When people talk about why My Name Is Earl still lives in reruns, memes, and late-night quote sessions, they usually mention the high-concept premise: karma, redemption, a list of wrongs waiting to be made right. But concepts alone rarely survive the passing of time. What gives the series its lasting voltage may be far simpler and far more electric — Jaime Pressly turning Joy Turner into pure comedy lightning.

From the moment Joy storms onto the screen, she refuses to behave like a standard sitcom obstacle. In lesser hands, the role might have been a one-note ex-wife, a device to frustrate the hero’s progress. Pressly had other plans. She inflated Joy with operatic fury, razor timing, and a startling sense of commitment. The result was a character who didn’t just interrupt scenes; she redefined them.
Lightning is unpredictable. It is dangerous, funny, thrilling. That was Joy. Pressly played her with absolute confidence in her own righteousness, no matter how outrageous the behavior became. Because Joy believed every word she said, the audience did too — at least long enough for the joke to land. Her tantrums became arias. Her insults became catchphrases. Her entrances felt like events.
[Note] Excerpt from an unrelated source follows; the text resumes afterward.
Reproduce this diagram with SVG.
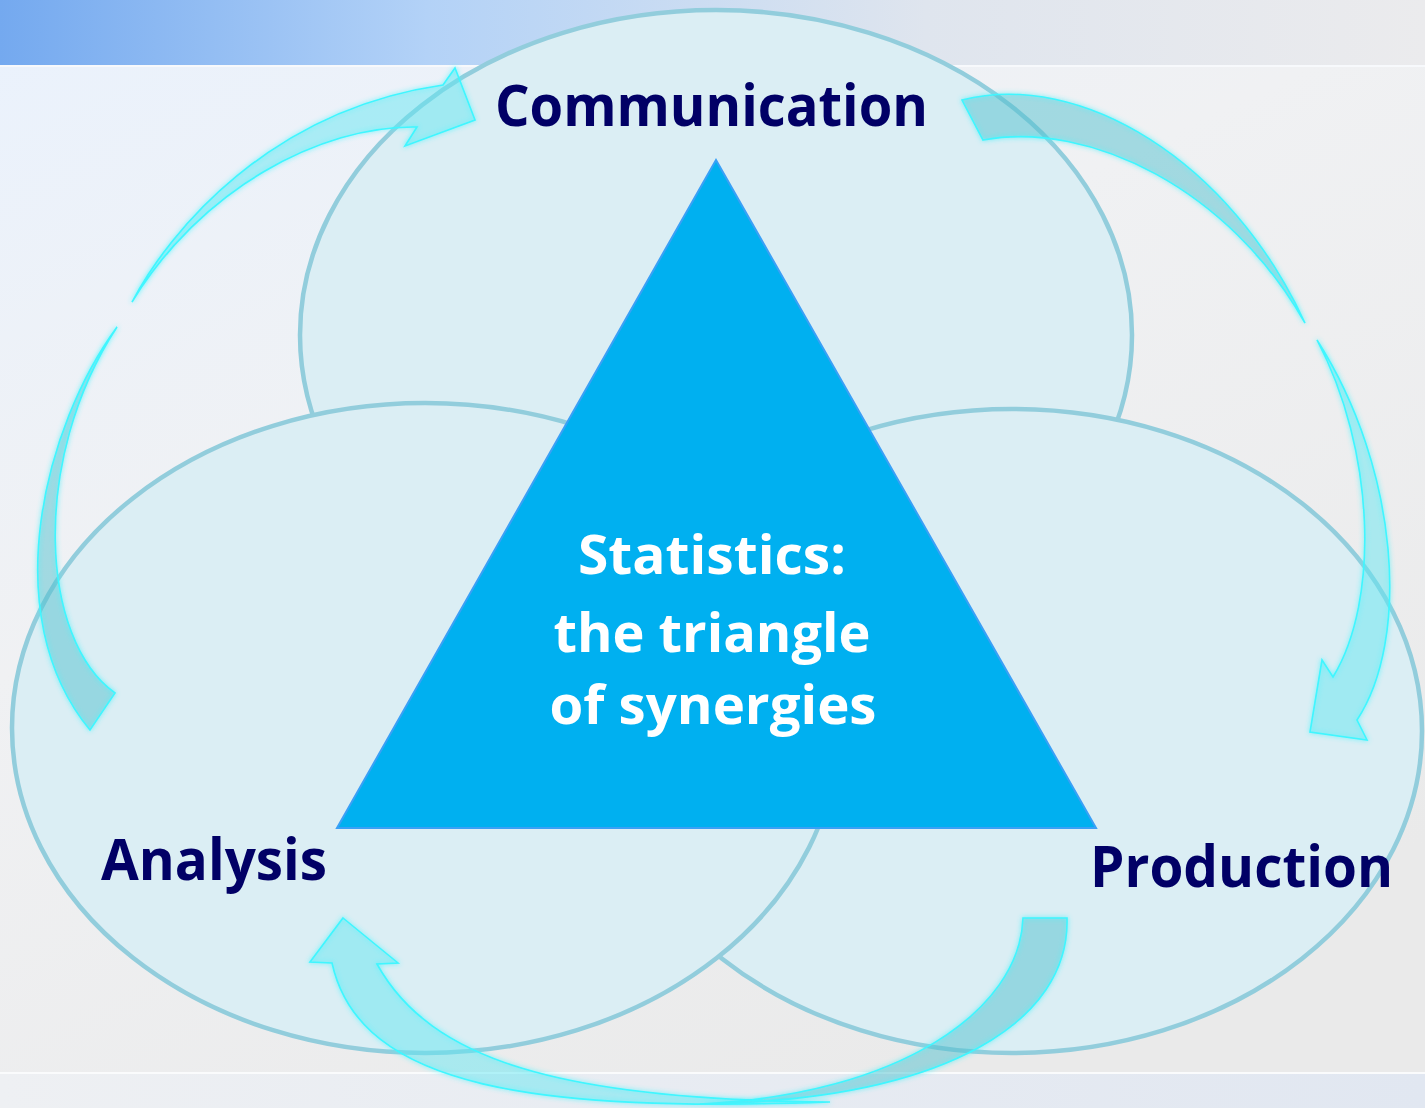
<svg xmlns="http://www.w3.org/2000/svg" width="1425" height="1108" viewBox="0 0 1425 1108">
<defs>
<linearGradient id="topband" x1="0" y1="0" x2="1" y2="0">
<stop offset="0" stop-color="#74a9ef"/>
<stop offset="0.3" stop-color="#b3d2f7"/>
<stop offset="0.65" stop-color="#dfe5ee"/>
<stop offset="1" stop-color="#ebebed"/>
</linearGradient>
<linearGradient id="main" x1="0" y1="0" x2="0.6" y2="1">
<stop offset="0" stop-color="#eaf2fd"/>
<stop offset="0.45" stop-color="#f0f1f3"/>
<stop offset="1" stop-color="#eaeaea"/>
</linearGradient>
<linearGradient id="botband" x1="0" y1="0" x2="1" y2="0">
<stop offset="0" stop-color="#eef0f3"/>
<stop offset="1" stop-color="#e1e7f1"/>
</linearGradient>
<filter id="glow" x="-10%" y="-10%" width="120%" height="120%">
<feGaussianBlur in="SourceGraphic" stdDeviation="2.5" result="b"/>
<feMerge><feMergeNode in="b"/><feMergeNode in="SourceGraphic"/></feMerge>
</filter>
<style>
.ell{fill:#dbeef4;stroke:#92cddc;stroke-width:4.5}
.lbl{font-family:"Open Sans","Liberation Sans",sans-serif;font-weight:bold;fill:#010066}
.ctr{font-family:"Open Sans","Liberation Sans",sans-serif;font-weight:bold;fill:#ffffff;text-anchor:middle}
.head{fill:#5fe6f0;fill-opacity:0.28;stroke:#3ff6ff;stroke-width:1.6}
.tail{fill:#4cc0cc;fill-opacity:0.28;stroke:#3ff6ff;stroke-width:1.6}
</style>
</defs>
<g id="background">
<rect x="0" y="0" width="1425" height="1108" fill="url(#main)"/>
<rect x="0" y="0" width="1425" height="65" fill="url(#topband)"/>
<rect x="0" y="65" width="1425" height="2" fill="#f7f9fc"/>
<rect x="0" y="1073" width="1425" height="35" fill="url(#botband)"/>
<rect x="0" y="1072" width="1425" height="2" fill="#fafbfc"/>
</g>
<g id="node-communication">
<ellipse class="ell" cx="716" cy="335" rx="416" ry="325"/>
</g>
<g id="node-production">
<ellipse class="ell" cx="1012" cy="731" rx="410" ry="322"/>
</g>
<g id="node-analysis">
<ellipse class="ell" cx="425" cy="728" rx="413" ry="325"/>
</g>
<g id="node-statistics">
<polygon points="716,160 1096,828 337,828" fill="#00b0f0" stroke="#3aa0f6" stroke-width="2"/>
<text class="ctr" x="712" y="574" font-size="54" textLength="268" lengthAdjust="spacingAndGlyphs">Statistics:</text>
<text class="ctr" x="712" y="652" font-size="54" textLength="317" lengthAdjust="spacingAndGlyphs">the triangle</text>
<text class="ctr" x="713" y="724" font-size="54" textLength="327" lengthAdjust="spacingAndGlyphs">of synergies</text>
</g>
<g id="labels">
<text class="lbl" x="495" y="126" font-size="58" textLength="433" lengthAdjust="spacingAndGlyphs">Communication</text>
<text class="lbl" x="101" y="880" font-size="58" textLength="226" lengthAdjust="spacingAndGlyphs">Analysis</text>
<text class="lbl" x="1090" y="887" font-size="58" textLength="303" lengthAdjust="spacingAndGlyphs">Production</text>
</g>
<g id="connectors" filter="url(#glow)">
<path class="head" d="M132,302 C170,230 270,110 443,85 L455,68 L475,120 L405,146 L417,127 C320,125 200,190 132,302 Z"/>
<path class="tail" d="M117,327 C45,425 -5,615 90,730 L115,693 C40,640 30,460 117,327 Z"/>
<path class="tail" d="M962,100 C1080,70 1230,160 1305,323 C1230,190 1090,120 983,140 Z"/>
<path class="head" d="M1317,340 C1400,470 1410,640 1357,720 L1367,740 L1310,732 L1322,660 L1333,677 C1380,600 1375,450 1317,340 Z"/>
<path class="tail" d="M1023,918 L1067,918 C1070,1020 950,1100 700,1104 C900,1095 1020,1010 1023,918 Z"/>
<path class="head" d="M343,918 L398,963 L377,964 C430,1060 560,1100 830,1102 C540,1112 360,1090 332,963 L310,962 Z"/>
</g>
</svg>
Yet cultural staying power requires more than volume. It demands texture, and Pressly layered Joy with hints of vulnerability that flickered beneath the bravado. For all her bluster, Joy was often scared of losing control, of losing status, of being left behind. Those flashes of humanity made viewers invest. We laughed at her, but we also understood her. That combination is comedy’s secret fuel.
Pressly’s performance also energized everyone around her. Scenes sharpened in her presence. Reactions grew bigger, stakes rose higher, rhythms quickened. Like real lightning, she charged the air, and the show crackled because of it. Take Joy away, and the ecosystem changes; the spark becomes harder to find.
Years after the finale, audiences continue to rediscover the series and marvel at how modern it still feels. Much of that freshness comes from Pressly’s refusal to soften or simplify the character. She trusted that boldness would travel across time.
It has.
And somewhere in every rewatch, Joy Turner strikes again.